DATA
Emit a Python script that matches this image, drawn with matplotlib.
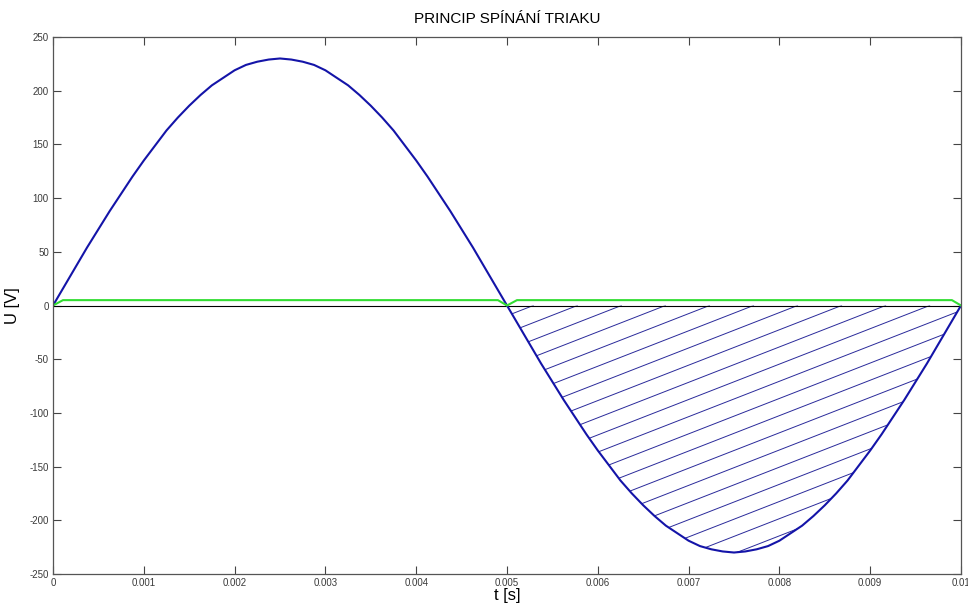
==
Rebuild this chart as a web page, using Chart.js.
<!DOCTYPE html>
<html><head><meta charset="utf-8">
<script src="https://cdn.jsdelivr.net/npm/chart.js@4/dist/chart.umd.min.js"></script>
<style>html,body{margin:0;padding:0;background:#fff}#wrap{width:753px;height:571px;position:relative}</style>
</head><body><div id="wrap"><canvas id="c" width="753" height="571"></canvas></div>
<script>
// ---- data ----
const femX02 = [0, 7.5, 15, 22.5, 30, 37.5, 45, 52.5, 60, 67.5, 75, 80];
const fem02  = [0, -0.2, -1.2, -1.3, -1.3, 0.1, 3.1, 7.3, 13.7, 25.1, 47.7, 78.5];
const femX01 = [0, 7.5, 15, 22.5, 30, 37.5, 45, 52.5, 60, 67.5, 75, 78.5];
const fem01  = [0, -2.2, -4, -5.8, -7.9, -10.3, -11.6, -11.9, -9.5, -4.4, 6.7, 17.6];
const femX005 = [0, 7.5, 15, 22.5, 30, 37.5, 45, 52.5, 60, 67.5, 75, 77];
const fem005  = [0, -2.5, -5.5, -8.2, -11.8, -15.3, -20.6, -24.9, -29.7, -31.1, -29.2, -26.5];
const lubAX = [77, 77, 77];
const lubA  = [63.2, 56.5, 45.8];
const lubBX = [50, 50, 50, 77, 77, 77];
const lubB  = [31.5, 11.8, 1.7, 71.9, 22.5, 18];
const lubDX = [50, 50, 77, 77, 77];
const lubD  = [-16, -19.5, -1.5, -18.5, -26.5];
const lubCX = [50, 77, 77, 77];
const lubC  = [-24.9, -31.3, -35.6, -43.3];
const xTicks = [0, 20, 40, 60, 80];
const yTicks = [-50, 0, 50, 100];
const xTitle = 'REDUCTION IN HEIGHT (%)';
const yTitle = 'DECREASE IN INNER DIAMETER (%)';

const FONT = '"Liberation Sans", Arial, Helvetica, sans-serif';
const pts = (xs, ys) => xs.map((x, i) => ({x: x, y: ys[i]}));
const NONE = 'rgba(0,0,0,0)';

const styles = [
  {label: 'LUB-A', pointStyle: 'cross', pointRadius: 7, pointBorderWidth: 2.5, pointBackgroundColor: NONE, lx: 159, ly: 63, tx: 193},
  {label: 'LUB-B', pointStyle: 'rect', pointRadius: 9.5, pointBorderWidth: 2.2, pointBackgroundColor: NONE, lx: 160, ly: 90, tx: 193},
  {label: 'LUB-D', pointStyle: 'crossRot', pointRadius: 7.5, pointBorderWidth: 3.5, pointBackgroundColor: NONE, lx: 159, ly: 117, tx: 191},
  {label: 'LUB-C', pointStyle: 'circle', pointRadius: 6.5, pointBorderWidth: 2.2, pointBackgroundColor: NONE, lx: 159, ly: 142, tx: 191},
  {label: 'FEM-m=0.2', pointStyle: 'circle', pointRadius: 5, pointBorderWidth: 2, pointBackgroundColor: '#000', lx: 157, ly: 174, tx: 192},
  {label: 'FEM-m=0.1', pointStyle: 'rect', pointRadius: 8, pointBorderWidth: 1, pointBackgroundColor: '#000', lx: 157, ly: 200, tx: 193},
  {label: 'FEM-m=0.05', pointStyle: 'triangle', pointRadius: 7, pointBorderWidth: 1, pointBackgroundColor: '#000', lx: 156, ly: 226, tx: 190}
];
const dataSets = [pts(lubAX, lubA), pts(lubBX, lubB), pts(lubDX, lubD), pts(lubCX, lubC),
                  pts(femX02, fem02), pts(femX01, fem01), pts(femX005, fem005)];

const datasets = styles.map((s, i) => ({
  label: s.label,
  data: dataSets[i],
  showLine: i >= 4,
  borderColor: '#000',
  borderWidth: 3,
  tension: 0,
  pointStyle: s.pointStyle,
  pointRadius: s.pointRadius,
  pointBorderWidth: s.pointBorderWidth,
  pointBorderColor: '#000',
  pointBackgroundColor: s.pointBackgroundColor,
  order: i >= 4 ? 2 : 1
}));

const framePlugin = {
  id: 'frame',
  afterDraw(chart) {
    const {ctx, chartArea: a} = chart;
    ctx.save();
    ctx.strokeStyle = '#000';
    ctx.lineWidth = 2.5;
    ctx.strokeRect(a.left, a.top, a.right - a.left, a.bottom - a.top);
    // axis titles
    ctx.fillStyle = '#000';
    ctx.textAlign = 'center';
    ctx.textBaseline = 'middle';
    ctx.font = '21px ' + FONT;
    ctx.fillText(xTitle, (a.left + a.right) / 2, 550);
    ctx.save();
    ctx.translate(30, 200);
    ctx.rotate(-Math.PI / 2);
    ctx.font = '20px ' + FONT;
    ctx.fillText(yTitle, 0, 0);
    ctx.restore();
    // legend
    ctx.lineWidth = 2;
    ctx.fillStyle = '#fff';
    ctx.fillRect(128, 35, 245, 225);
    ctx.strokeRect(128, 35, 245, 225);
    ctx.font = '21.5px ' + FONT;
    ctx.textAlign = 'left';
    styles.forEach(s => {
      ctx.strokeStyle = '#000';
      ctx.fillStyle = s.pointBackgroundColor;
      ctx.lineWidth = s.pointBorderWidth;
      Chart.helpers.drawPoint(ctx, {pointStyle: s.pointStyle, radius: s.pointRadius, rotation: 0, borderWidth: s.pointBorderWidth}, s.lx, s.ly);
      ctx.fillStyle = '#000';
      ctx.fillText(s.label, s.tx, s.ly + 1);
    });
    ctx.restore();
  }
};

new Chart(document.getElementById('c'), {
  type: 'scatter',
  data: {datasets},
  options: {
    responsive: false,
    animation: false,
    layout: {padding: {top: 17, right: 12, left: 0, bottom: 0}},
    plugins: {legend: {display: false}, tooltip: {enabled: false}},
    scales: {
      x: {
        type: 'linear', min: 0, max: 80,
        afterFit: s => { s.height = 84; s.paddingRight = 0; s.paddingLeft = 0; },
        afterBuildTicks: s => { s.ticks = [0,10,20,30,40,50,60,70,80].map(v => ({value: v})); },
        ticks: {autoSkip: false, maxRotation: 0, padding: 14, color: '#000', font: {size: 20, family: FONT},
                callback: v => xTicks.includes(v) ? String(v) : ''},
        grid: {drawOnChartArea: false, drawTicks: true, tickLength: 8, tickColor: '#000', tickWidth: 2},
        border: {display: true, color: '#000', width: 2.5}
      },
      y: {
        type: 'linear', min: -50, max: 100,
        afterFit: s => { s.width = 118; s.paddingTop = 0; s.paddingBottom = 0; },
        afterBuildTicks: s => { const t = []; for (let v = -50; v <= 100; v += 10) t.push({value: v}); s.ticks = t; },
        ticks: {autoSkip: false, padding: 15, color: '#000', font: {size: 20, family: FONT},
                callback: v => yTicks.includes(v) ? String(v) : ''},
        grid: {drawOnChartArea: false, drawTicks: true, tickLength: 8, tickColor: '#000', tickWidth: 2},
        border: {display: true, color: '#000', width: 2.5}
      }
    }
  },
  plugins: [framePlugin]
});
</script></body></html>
--
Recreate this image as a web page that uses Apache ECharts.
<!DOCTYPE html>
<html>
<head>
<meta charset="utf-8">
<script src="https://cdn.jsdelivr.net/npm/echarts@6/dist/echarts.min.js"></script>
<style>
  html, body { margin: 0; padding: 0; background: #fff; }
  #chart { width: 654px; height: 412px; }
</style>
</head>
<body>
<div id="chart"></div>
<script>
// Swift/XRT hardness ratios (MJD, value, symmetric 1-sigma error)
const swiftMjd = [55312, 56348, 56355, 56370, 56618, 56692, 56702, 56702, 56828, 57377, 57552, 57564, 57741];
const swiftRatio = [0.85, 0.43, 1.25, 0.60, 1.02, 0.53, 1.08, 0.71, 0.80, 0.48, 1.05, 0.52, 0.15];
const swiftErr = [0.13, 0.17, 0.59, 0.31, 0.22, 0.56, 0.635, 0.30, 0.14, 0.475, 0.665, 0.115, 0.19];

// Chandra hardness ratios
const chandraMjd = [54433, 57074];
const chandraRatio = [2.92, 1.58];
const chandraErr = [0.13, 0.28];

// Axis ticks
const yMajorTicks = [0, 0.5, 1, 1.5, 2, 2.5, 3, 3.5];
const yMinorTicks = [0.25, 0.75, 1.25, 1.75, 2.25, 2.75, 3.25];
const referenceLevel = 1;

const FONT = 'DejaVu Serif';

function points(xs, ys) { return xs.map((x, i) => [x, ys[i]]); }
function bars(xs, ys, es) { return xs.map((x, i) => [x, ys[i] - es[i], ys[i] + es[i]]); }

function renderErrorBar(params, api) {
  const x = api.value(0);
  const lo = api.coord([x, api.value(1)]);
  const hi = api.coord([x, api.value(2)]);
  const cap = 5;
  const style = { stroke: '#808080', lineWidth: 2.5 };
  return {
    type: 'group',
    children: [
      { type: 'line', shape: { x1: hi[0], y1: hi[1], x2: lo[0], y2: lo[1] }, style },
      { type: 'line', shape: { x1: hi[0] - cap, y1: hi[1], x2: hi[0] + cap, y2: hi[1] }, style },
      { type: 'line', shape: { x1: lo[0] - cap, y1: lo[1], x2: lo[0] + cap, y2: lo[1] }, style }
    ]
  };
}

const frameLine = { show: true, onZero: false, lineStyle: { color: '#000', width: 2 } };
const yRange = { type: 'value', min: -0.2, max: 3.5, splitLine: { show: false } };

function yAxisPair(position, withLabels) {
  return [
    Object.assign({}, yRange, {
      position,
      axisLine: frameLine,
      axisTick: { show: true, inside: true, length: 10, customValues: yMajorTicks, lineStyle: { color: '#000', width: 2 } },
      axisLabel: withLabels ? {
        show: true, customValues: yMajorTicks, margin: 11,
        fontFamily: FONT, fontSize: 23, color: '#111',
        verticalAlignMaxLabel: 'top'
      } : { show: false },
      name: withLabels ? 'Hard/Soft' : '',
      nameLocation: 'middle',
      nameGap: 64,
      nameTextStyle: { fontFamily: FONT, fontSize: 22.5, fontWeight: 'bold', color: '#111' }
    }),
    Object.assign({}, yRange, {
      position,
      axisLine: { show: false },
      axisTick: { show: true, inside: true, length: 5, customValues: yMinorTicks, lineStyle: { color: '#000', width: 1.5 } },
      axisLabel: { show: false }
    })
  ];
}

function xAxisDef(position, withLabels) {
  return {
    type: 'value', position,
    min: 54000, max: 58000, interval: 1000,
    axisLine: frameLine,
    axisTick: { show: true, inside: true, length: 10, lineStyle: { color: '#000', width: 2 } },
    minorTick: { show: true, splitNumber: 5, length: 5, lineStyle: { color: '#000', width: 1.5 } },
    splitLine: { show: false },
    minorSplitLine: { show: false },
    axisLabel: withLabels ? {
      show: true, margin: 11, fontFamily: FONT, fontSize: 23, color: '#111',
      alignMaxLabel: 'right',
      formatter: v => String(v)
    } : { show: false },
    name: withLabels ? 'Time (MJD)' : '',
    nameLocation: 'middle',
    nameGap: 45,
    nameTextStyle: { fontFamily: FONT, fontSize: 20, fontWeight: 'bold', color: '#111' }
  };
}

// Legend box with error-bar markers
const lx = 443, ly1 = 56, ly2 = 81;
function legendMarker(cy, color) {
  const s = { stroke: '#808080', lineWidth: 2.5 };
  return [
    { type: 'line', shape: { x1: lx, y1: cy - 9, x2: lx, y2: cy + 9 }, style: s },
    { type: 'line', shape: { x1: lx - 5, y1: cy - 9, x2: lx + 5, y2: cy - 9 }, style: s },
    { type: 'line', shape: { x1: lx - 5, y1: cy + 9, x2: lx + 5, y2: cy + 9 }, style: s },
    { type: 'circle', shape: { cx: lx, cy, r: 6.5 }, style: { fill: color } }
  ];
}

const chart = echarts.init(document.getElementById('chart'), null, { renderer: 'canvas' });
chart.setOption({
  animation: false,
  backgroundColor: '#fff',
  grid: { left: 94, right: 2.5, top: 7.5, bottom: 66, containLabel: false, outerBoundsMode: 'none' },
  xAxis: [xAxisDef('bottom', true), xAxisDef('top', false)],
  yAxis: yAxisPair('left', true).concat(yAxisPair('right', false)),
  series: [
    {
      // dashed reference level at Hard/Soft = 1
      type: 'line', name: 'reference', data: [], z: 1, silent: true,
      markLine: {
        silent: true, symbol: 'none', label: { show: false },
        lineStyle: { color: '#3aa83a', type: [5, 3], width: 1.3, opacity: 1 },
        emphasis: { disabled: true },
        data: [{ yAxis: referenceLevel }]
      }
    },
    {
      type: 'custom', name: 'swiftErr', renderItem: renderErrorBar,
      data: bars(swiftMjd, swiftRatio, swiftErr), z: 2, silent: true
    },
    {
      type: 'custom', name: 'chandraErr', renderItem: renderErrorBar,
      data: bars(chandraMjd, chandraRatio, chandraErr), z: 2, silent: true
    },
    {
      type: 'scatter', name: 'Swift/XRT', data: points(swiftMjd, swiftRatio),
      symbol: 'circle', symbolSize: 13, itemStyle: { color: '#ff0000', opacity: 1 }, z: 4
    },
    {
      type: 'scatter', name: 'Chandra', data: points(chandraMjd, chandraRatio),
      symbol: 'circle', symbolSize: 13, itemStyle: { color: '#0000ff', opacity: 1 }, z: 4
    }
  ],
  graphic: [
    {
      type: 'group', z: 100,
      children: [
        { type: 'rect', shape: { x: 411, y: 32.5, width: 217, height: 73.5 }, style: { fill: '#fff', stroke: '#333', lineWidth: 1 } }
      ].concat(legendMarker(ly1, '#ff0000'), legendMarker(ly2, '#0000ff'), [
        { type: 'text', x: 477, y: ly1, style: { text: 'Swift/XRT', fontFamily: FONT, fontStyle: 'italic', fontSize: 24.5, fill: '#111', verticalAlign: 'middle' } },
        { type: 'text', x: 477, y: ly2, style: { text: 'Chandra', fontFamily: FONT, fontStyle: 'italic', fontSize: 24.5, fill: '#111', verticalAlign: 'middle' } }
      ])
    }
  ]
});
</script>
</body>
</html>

STATED PROBLEM
Lines containing the word "that" are to be counted in the listing; state their number alone.

EXERCISE OUTPUT
2